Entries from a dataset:

++++++++++

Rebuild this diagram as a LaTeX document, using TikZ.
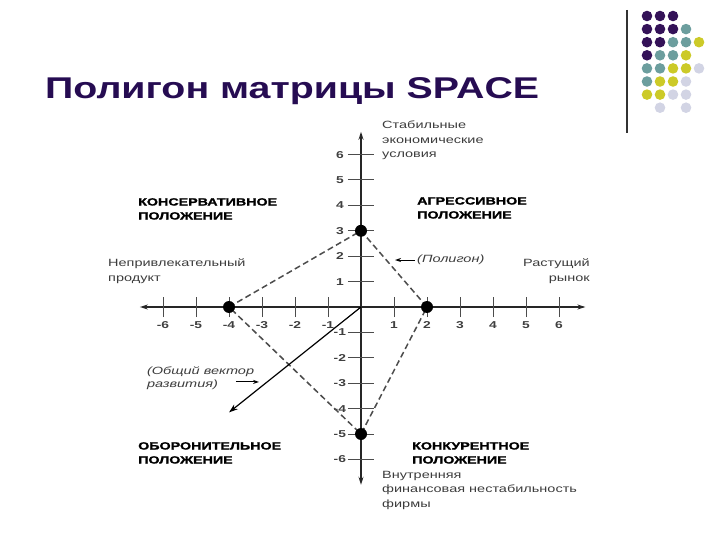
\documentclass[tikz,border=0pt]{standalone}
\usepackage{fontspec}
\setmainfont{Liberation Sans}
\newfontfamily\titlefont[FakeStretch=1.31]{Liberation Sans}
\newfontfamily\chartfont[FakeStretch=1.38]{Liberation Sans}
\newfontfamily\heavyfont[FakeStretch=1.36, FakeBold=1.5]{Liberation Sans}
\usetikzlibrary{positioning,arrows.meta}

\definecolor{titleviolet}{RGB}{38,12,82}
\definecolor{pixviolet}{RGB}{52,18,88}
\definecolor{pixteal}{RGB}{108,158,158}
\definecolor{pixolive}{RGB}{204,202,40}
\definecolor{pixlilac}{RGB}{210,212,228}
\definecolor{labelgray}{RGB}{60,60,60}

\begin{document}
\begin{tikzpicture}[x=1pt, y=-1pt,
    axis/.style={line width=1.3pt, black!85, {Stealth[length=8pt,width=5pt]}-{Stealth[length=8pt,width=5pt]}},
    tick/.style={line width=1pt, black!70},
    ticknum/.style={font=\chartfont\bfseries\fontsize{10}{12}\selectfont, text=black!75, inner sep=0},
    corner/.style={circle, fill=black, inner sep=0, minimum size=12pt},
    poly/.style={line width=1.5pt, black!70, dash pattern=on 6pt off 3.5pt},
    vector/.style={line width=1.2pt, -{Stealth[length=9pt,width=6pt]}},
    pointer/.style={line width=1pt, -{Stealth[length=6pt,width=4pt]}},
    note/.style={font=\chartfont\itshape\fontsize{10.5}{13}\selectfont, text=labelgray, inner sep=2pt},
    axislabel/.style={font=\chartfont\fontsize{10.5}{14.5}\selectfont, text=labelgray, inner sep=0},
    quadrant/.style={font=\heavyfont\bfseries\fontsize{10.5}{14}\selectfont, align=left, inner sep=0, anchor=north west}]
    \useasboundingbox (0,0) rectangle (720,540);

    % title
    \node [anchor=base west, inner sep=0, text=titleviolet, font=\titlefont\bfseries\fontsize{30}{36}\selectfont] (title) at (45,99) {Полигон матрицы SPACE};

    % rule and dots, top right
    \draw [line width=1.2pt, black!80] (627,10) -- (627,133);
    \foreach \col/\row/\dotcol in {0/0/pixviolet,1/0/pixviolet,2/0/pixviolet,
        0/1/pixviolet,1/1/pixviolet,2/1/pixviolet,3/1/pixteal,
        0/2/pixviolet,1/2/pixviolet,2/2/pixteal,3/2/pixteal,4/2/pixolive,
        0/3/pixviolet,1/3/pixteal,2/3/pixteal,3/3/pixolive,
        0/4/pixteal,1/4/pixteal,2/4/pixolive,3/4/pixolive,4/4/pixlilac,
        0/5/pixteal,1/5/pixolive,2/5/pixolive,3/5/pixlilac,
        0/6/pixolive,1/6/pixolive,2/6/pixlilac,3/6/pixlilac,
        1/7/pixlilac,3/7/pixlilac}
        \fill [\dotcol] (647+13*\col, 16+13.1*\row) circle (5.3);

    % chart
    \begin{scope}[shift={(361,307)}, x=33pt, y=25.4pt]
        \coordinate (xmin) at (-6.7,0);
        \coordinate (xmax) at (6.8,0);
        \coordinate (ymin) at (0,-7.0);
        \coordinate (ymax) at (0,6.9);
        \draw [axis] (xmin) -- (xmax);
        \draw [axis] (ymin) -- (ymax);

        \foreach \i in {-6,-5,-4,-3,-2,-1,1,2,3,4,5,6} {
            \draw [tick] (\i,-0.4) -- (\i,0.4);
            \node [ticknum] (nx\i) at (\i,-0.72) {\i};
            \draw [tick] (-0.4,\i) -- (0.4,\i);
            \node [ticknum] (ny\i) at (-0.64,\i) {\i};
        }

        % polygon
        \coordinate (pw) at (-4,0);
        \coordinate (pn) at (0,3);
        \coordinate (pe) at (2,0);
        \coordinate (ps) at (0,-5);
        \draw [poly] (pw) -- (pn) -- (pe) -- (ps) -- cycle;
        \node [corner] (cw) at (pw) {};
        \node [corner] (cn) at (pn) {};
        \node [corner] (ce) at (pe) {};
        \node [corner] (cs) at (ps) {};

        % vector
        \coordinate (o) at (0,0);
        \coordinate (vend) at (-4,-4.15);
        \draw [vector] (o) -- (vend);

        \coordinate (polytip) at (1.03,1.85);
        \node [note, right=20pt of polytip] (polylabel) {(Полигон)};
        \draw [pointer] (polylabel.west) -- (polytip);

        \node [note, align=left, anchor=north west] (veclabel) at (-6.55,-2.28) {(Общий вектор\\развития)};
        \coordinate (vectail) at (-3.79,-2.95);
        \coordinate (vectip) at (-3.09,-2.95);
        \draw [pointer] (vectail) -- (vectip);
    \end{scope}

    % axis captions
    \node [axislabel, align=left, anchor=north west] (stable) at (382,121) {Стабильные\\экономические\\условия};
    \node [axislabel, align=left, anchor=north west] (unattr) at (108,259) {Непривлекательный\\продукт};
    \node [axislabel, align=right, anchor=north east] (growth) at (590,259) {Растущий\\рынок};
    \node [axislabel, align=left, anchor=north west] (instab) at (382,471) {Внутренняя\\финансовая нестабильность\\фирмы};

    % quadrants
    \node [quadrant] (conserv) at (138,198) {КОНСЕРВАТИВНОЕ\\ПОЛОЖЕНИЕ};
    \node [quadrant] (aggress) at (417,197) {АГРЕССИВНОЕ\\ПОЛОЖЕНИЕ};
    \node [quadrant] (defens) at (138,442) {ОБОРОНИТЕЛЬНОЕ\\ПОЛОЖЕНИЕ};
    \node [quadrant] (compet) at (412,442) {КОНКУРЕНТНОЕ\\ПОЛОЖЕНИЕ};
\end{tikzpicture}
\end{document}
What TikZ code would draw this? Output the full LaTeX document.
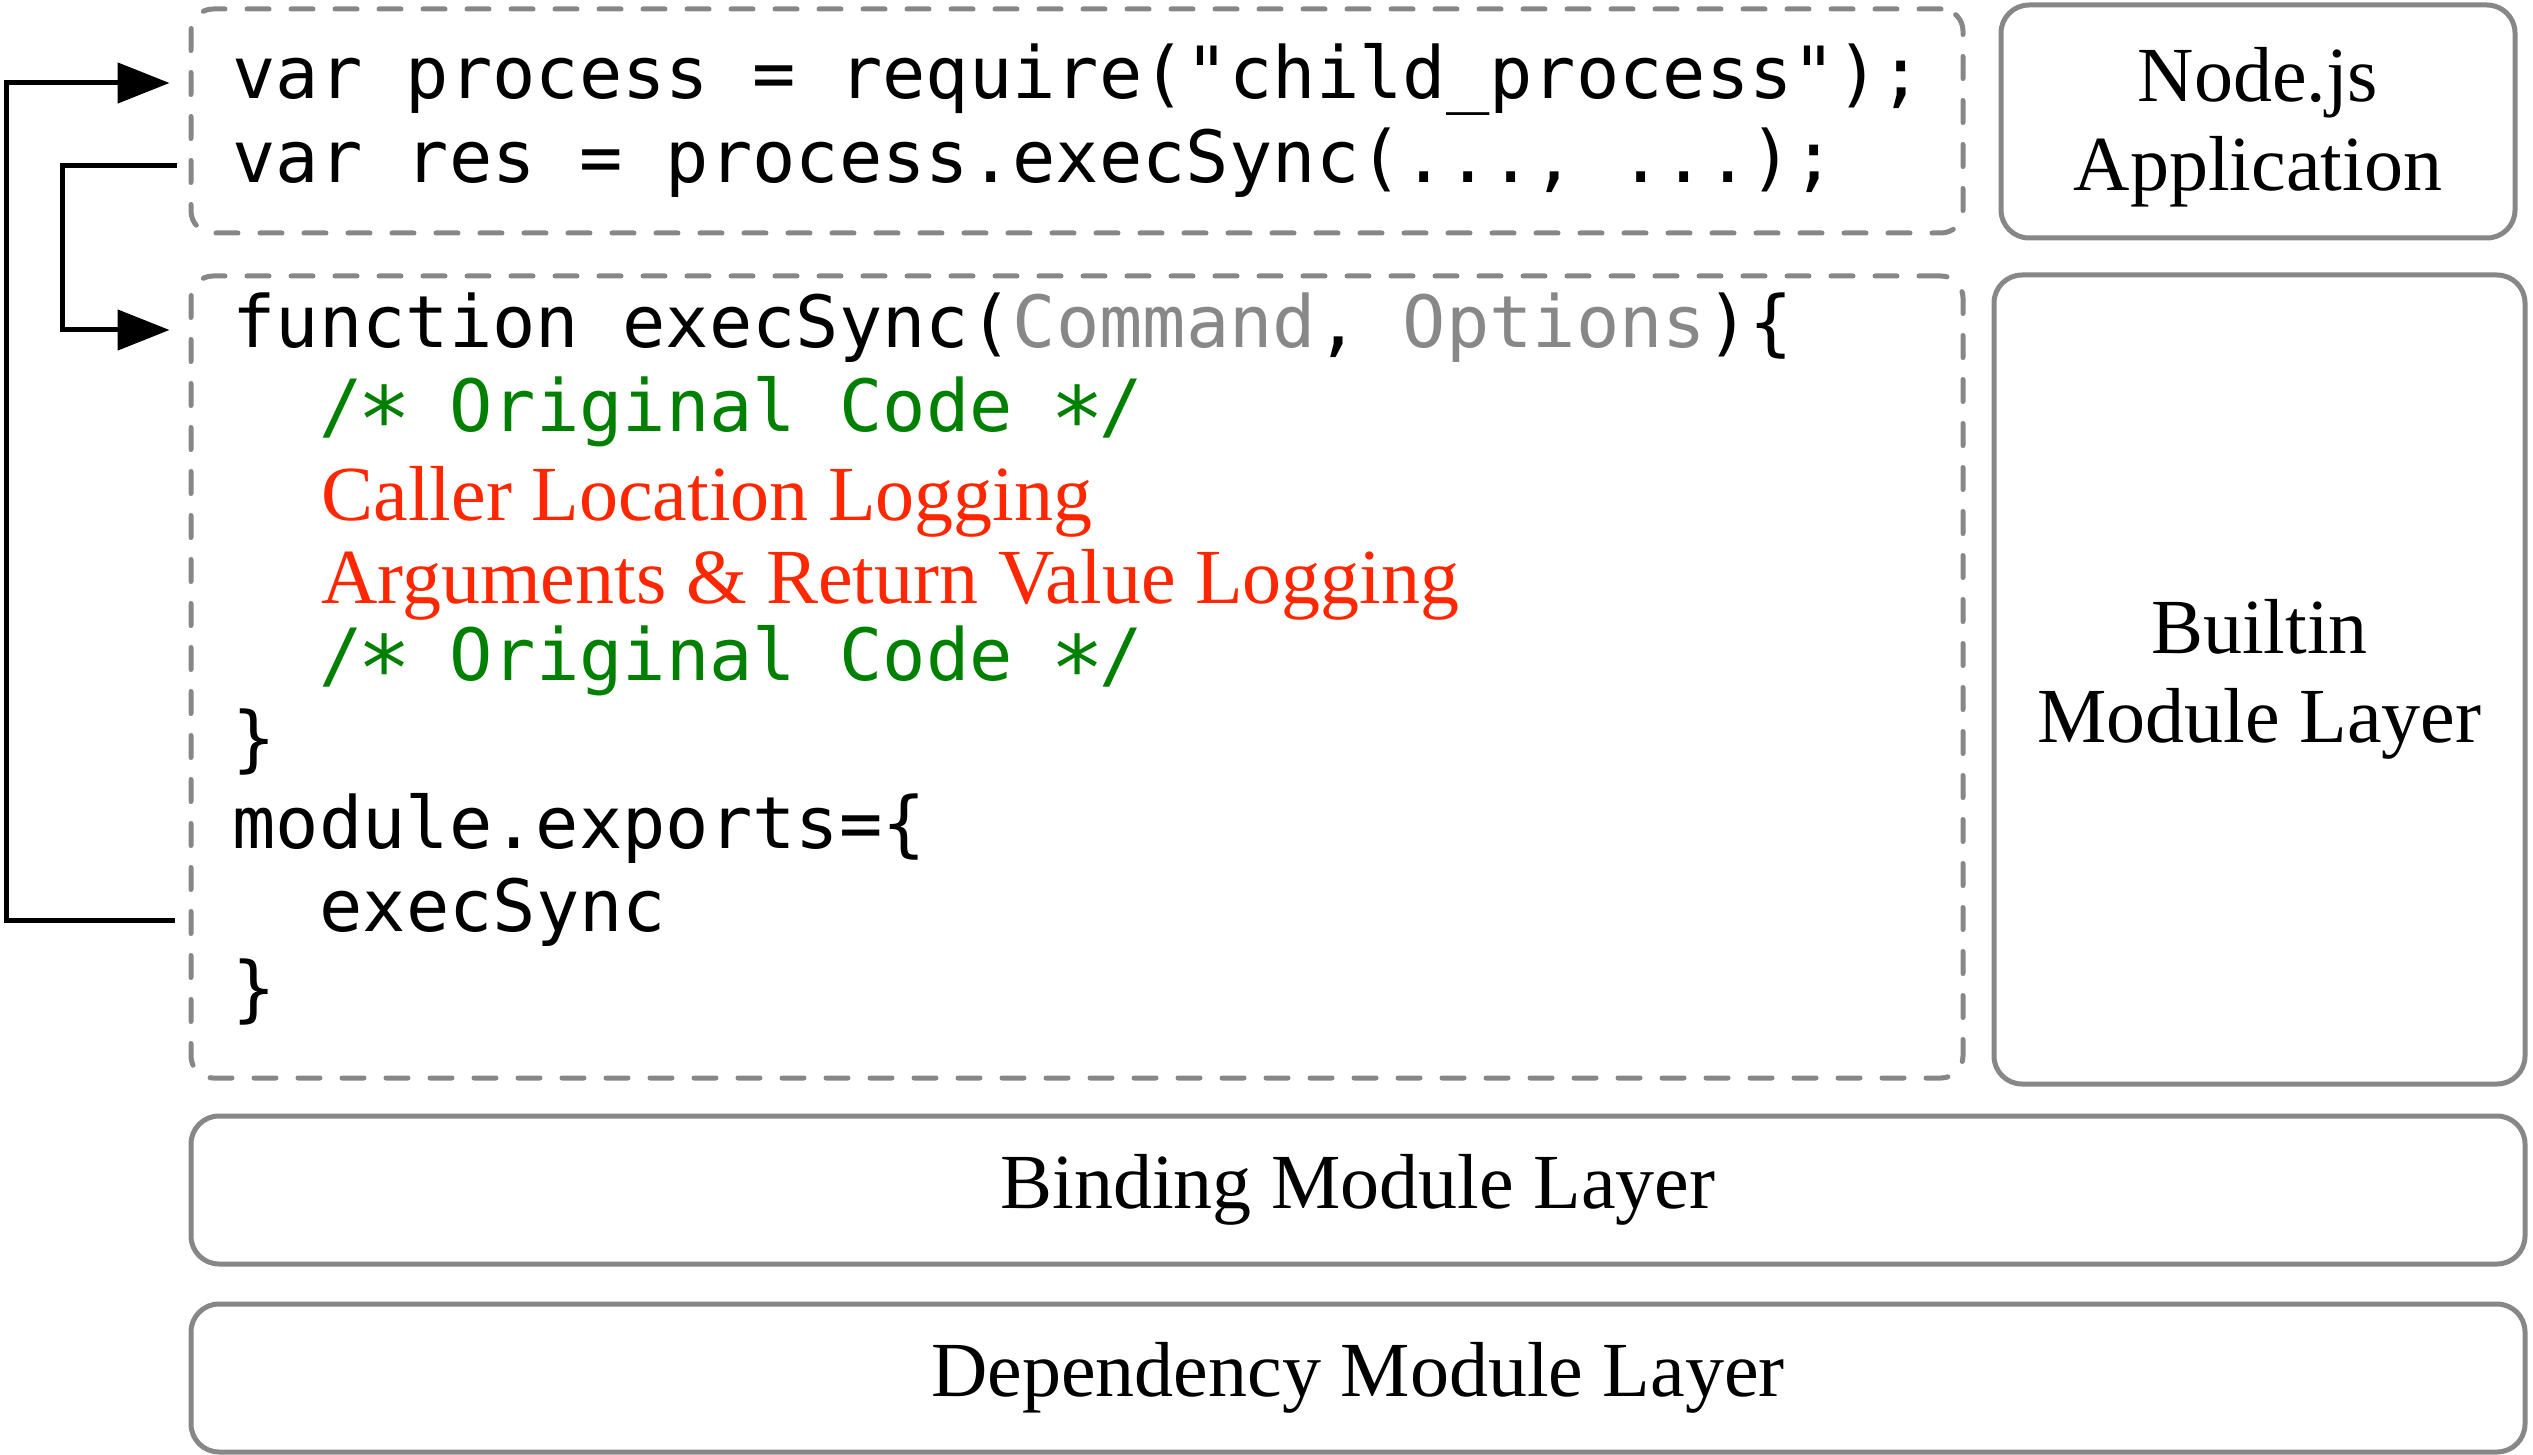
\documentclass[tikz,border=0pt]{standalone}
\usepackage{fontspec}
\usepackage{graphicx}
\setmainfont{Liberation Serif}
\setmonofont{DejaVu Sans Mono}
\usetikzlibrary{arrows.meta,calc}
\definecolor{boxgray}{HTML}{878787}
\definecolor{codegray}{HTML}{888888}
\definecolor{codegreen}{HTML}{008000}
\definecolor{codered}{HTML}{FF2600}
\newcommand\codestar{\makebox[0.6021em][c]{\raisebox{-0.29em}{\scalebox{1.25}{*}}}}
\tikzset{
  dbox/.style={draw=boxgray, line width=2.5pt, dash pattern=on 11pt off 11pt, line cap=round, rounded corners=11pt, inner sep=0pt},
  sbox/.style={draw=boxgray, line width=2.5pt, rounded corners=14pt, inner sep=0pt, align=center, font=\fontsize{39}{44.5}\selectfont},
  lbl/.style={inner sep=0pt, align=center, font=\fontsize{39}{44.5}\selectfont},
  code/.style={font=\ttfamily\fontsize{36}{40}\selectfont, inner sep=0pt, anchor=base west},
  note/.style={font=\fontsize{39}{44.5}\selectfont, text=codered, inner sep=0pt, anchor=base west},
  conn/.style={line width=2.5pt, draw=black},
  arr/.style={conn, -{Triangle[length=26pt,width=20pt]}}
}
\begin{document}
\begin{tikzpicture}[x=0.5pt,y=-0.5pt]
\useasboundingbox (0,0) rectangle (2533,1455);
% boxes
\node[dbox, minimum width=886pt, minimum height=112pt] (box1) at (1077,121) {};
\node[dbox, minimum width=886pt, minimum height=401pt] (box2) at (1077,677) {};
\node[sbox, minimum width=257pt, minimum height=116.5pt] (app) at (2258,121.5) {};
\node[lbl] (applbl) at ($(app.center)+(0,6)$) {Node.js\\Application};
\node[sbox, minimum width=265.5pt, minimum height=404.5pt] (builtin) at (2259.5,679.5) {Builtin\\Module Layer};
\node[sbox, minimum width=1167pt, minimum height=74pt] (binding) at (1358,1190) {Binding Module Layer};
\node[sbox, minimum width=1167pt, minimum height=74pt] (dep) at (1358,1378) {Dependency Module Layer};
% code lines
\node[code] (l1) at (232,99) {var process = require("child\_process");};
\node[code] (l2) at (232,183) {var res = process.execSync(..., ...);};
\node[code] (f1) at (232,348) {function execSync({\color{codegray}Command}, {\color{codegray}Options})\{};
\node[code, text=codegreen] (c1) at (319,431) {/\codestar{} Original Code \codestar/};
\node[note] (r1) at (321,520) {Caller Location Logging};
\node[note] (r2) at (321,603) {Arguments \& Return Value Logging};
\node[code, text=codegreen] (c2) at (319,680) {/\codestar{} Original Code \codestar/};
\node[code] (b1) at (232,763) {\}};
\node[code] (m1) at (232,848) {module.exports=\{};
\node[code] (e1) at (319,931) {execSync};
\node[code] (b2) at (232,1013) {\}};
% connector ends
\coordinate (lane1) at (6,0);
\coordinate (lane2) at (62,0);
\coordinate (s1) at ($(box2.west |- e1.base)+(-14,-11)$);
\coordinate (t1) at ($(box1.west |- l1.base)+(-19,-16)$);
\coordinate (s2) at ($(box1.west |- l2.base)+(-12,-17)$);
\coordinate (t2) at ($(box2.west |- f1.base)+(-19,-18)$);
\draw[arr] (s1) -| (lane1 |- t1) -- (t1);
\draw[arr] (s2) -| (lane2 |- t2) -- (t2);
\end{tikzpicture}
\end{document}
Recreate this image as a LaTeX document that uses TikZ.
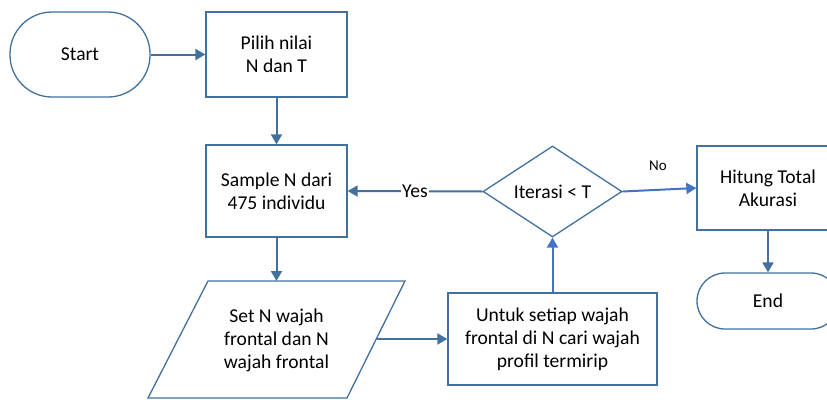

++++++++++

Task to carry out: Please transcribe, word for word, every line from the first line of the records above through the line containing "[anchor=base west, inner", and leave out any pictures.

Task answer:
Rebuild this diagram as a LaTeX document, using TikZ.
\documentclass[tikz,border=0pt]{standalone}
\usepackage{fontspec}
\setmainfont{Liberation Sans}
\newfontfamily\titlefont[FakeStretch=1.31]{Liberation Sans}
\newfontfamily\chartfont[FakeStretch=1.38]{Liberation Sans}
\newfontfamily\heavyfont[FakeStretch=1.36, FakeBold=1.5]{Liberation Sans}
\usetikzlibrary{positioning,arrows.meta}

\definecolor{titleviolet}{RGB}{38,12,82}
\definecolor{pixviolet}{RGB}{52,18,88}
\definecolor{pixteal}{RGB}{108,158,158}
\definecolor{pixolive}{RGB}{204,202,40}
\definecolor{pixlilac}{RGB}{210,212,228}
\definecolor{labelgray}{RGB}{60,60,60}

\begin{document}
\begin{tikzpicture}[x=1pt, y=-1pt,
    axis/.style={line width=1.3pt, black!85, {Stealth[length=8pt,width=5pt]}-{Stealth[length=8pt,width=5pt]}},
    tick/.style={line width=1pt, black!70},
    ticknum/.style={font=\chartfont\bfseries\fontsize{10}{12}\selectfont, text=black!75, inner sep=0},
    corner/.style={circle, fill=black, inner sep=0, minimum size=12pt},
    poly/.style={line width=1.5pt, black!70, dash pattern=on 6pt off 3.5pt},
    vector/.style={line width=1.2pt, -{Stealth[length=9pt,width=6pt]}},
    pointer/.style={line width=1pt, -{Stealth[length=6pt,width=4pt]}},
    note/.style={font=\chartfont\itshape\fontsize{10.5}{13}\selectfont, text=labelgray, inner sep=2pt},
    axislabel/.style={font=\chartfont\fontsize{10.5}{14.5}\selectfont, text=labelgray, inner sep=0},
    quadrant/.style={font=\heavyfont\bfseries\fontsize{10.5}{14}\selectfont, align=left, inner sep=0, anchor=north west}]
    \useasboundingbox (0,0) rectangle (720,540);

    % title
    \node [anchor=base west, inner sep=0, text=titleviolet, font=\titlefont\bfseries\fontsize{30}{36}\selectfont] (title) at (45,99) {Полигон матрицы SPACE};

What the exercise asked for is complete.